A reasonable time allocation for re-screening and note taking is between four days and one week, with code marking your script and the first draft in the next few days. This will depend to a significant extent on the quality of your notes and logs! Thereafter, another four or five days should be allowed for final screening and thorough annotation. In total, you are looking at a time period of less than three weeks, depending on how you mange your time and effort!

Once you have completed the previous stages, the progression is much the same as film or drama editing. Your annotated script and “logged selects” are received by the editor, who will enhance the project with his or her creativity and professional expertise. A particular knowledge of a subject is required for a documentary, and it could, therefore, be necessary for you or a director to devote extra time to the editing. Although you will want to give the editor creative freedom, you will also need to identify specific details and characters, among other things. On the time scale, a well-presented production from shoot-end to edit-end should be completed in six to seven weeks!

Film and Video Time Comparison

Turning now to the aspect of film, you should be prepared to add at least fifty percent to the time allocated for the video process, with some projects taking more than three months.  It is probable that you will complete the rough-cut, or assembling stage, in half the time allowed for video – maybe even in just a few days.  However, if you want top performance from the editor, with correct sound effects, music editing and first class work from the laboratory, then be prepared to allow a significant amount of time latitude.

The significant differences in completion times between film and video are due to various influences.  One of these is that with video, the laboratory work is carried out by the computer while you edit. In the case of film, with the end of an edit, there is the sound mix, taking about two days, followed by a painstaking laboratory procedure that may take two weeks to obtain the correct print.

There are exceptions to every rule. There have been instances whereby editors have condensed their efforts into four weeks and produced a praiseworthy film. In the realm of television, this same period can be used to edit and formula script a single episode. However, the largest time consumer in this particular process is the arduous and repeated version editing. This requires not only extreme attention to detail, but frame-by-frame editing with the added complications of various tracks, sound effects, negative matching, optical factors and more!
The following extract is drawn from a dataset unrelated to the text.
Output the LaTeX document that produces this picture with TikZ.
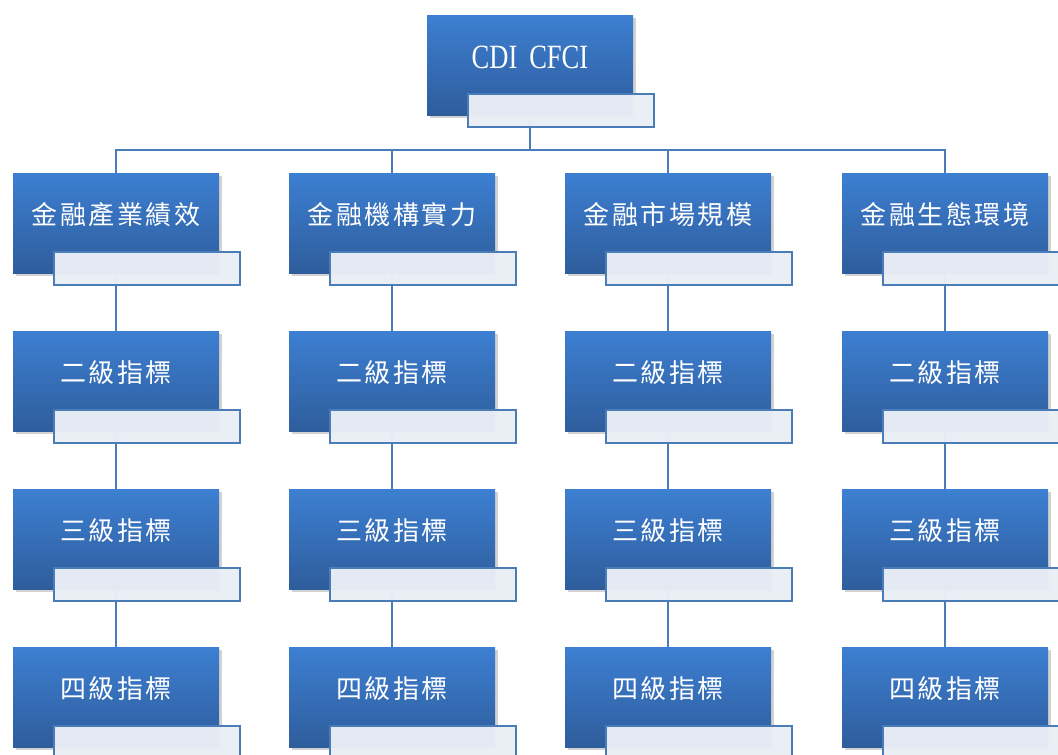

Regardless of whether you are involved in a video or film production, keep an open mind and be prepared for the end result to be different from its original concept. Characters and scenes can change or be removed, or it could turn out to appeal to female rather than to male audiences, which was not apparent at the beginning of shooting. Some scenes may have been shifted by the influence of your editor, producer or yourself. Dialogue may also disappear or make its presence felt in another part of the film, and some of your planned shots may be missing. Before resisting this type of cutting, re-consider carefully, as possibly more objective viewpoints can be extremely valuable.

The Editing Experience

For some filmmakers, the editing experience can seem like a roller coaster ride, with your enthusiasm rising and falling as various and surprising suggestions are given to you regarding your film creation. There are many and various instances in great films where cuts that were considered unworkable by the film-maker worked to the advantage of the film. This was probably due to the editor making the cut at exactly the right time. A film is an original creation and, therefore, the creator should be prepared to sometimes ignore the rule book to make the film better.

There are various methods of improving a film, such as utilizing stock footage, using step-printing to slow footage down, or even speeding it up. You can also change colors, use high contrast, use subliminal shots, eliminate and interrupt scenes, and many more innovative ideas.

The word “Retakes” can, for a producer, be a horrific concept.  Some realize, however, the need for them before a director, and in certain circumstances, retakes provide a filmmaker with the best of advantages. You have viewed the film in rough-cut and you now have the capacity to sculpt the shot to precisely what you want. Other benefits include re-dubbing a voice to change the tone and atmosphere, inter-cutting new footage or inserting images, and much more.

The opportunities offered to you by editing in film are extraordinary and almost limitless, more so than with video. The differences between the mediums are becoming more insignificant as the digital force takes over, but they are also creating significantly more expense. It is, however, motivating for a filmmaker to remember that despite the technical abilities and unique expertise of an editor, in film or video, it is founded on your vision and the footage you have shot.

To achieve the desired end result for your film, you must rely on the capacities and vision of the editor, who was known in the past as the “cutter.” This is a term that was dropped as the skills of a film editor have become considerably more complex than mere cutting. Ideas, emotions, images and symbols are some of the influences in films and videos, and an aware, talented editor has the ability to enhance what you have created!